Si sa, la mattina generalmente ognuno di noi ha uno spirito diverso, più energico, fresco, con la prospettiva di un giorno che sta per iniziare e con l’animo ancora libero dai problemi che durante il giorno dovremo affrontare. Non lo so, forse sarà proprio grazie a questo spirito, ma di fatto in quei 10 minuti di tragitto tra casa e scuola, io ed Elisa riusciamo a parlare di qualsiasi cosa con grande condivisione e complicità.
bambini a scuola
Poi alle 8:00 arriviamo a scuola e ogni mattina, pur potendo lasciare l’auto vicinissima all’entrata, preferisco sempre parcheggiarla almeno ad un centinaio di metri di distanza. Vi sembrerà stupido, ma quei 100 metri, fatti a piedi tutte le sante mattine mano nella mano con mia figlia, cadenzano il ritmo della mia giornata, la rallentano.

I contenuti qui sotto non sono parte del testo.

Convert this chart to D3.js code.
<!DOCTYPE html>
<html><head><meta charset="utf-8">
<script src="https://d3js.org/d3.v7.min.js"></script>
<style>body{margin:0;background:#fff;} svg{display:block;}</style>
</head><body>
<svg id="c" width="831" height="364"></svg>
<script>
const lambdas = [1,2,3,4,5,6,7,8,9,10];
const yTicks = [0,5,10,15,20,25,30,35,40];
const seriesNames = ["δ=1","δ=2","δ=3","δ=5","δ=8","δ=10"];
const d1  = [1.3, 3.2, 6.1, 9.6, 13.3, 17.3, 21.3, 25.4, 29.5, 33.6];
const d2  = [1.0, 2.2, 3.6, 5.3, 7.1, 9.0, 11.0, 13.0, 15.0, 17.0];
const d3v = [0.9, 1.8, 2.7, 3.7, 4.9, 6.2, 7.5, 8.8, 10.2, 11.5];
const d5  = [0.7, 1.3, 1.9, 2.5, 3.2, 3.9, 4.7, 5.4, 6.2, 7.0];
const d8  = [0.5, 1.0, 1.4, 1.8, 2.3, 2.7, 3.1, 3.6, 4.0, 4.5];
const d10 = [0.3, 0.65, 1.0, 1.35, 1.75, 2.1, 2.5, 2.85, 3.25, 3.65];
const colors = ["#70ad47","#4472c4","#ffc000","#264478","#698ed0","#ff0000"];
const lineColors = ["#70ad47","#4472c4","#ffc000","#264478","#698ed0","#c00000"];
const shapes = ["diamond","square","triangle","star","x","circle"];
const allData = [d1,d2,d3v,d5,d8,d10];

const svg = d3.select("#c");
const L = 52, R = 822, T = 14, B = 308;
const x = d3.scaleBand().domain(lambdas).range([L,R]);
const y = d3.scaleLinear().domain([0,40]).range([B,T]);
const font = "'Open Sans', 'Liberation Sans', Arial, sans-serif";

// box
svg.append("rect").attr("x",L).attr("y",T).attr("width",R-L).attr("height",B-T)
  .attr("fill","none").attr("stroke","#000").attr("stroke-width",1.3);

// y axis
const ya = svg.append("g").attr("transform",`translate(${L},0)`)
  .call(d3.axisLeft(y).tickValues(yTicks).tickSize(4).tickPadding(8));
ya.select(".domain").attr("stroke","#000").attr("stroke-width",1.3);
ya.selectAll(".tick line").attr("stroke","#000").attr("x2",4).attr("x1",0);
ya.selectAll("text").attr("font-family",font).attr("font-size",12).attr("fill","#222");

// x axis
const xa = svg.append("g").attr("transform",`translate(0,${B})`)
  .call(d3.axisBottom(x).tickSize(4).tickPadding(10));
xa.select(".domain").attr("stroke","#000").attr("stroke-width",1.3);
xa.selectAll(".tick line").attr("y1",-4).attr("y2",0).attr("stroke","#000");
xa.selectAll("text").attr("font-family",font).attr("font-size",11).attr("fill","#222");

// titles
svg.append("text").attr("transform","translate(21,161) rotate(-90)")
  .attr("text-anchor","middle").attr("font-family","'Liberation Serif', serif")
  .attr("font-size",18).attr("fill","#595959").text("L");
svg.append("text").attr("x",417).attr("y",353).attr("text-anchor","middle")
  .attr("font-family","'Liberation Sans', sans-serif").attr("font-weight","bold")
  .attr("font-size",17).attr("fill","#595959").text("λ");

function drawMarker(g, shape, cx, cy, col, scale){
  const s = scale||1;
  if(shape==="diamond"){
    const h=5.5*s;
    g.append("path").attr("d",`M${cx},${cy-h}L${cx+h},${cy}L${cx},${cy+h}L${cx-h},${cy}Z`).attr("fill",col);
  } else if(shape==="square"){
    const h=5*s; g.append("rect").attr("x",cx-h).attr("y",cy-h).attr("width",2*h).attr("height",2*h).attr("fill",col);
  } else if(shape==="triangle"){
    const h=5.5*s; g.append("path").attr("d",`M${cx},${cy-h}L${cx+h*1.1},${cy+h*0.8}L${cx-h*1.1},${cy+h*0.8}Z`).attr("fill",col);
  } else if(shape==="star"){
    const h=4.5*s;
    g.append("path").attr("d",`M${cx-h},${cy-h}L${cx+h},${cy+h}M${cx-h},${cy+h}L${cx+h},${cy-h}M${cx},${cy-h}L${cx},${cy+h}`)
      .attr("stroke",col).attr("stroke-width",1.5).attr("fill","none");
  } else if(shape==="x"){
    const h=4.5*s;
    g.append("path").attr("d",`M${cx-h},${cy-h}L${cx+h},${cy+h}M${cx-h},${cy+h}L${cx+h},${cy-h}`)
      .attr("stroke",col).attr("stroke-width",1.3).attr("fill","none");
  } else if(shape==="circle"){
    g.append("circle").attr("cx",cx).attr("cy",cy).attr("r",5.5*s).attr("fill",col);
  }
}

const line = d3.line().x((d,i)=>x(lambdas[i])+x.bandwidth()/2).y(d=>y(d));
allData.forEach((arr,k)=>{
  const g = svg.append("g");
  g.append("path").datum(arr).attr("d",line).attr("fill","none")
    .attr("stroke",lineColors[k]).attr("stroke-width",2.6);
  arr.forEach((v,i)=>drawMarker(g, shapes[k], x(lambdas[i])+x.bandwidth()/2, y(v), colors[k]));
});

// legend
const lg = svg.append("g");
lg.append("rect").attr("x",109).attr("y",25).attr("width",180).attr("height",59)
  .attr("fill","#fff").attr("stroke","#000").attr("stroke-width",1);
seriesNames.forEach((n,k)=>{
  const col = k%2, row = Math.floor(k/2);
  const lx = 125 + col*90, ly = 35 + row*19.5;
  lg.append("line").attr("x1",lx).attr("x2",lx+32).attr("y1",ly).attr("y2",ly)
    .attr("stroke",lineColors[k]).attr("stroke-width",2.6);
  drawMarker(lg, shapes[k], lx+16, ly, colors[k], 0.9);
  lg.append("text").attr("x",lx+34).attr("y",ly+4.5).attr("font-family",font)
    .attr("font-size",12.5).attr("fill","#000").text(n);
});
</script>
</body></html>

Elisa non mi ha mai detto niente del fatto che parcheggio così lontano, non credo di illudermi nel pensare che anche lei ama quel momento, che anche lei ama quello spazio che ci concediamo.

E capita, certo, che qualche mattina siamo in ritardo, o che ho i minuti contati per via di qualche appuntamento di lavoro, ma puntualmente non mi faccio mai mancare i nostri 100 metri. Quello è uno spazio nostro, insostituibile. E mi piace guardare certe volte genitori correre, affannarsi, perché sono le 8 e 5 minuti e noi invece lì, tranquilli che camminiamo.

In quei 3 o 4 minuti a piedi, rivivo ricordi di tempi in cui tutto era meno frenetico, in cui si poteva andare a scuola a piedi e da soli! In cui si parlava a voce e non a tasti, in cui il martedì dovevo attraversare a piedi pure il mercato prima di arrivare a scuola. Ma soprattutto in quei 3 o 4 minuti stampo momenti indelebili nei nostri ricordi.

Poi arrivati a scuola saluto la mia bambina e in quel preciso istante tutto torna veloce, accelera… ed è proprio in quel momento che quello spirito leggero, quell’animo fresco e mattutino realizza che da li a poco inizierà a fare i conti con una realtà ben diversa.

La felicità

Festa di bambini… il gioco della pignatta… qualche colpo e si rompe e tutti a correre per raccattare caramelle e sorprese varie. Il primo bambino che si allontana ha le mani piene di caramelle, qualche minuto prima era lì che sgomitava e prepotentemente arraffava a destra e a manca. Subito dopo vedo una bambina che piange, ha in mano due caramelle e quando le chiedo perchè piange, mi risponde che gli altri bambini le hanno rubato le caramelle e gliene sono rimaste solo due. Tutti i bambini ormai se ne sono andati, solo una bambina ancora cerca in mezzo ai coriandoli e ai pezzi della pignatta. Ad un certo punto trova qualcosa, la guarda ed esulta con gioia: “una caramella!!! sono proprio fortunata!”.

La felicità è sapersi accontentare… approposito… quella bambina era mia figlia.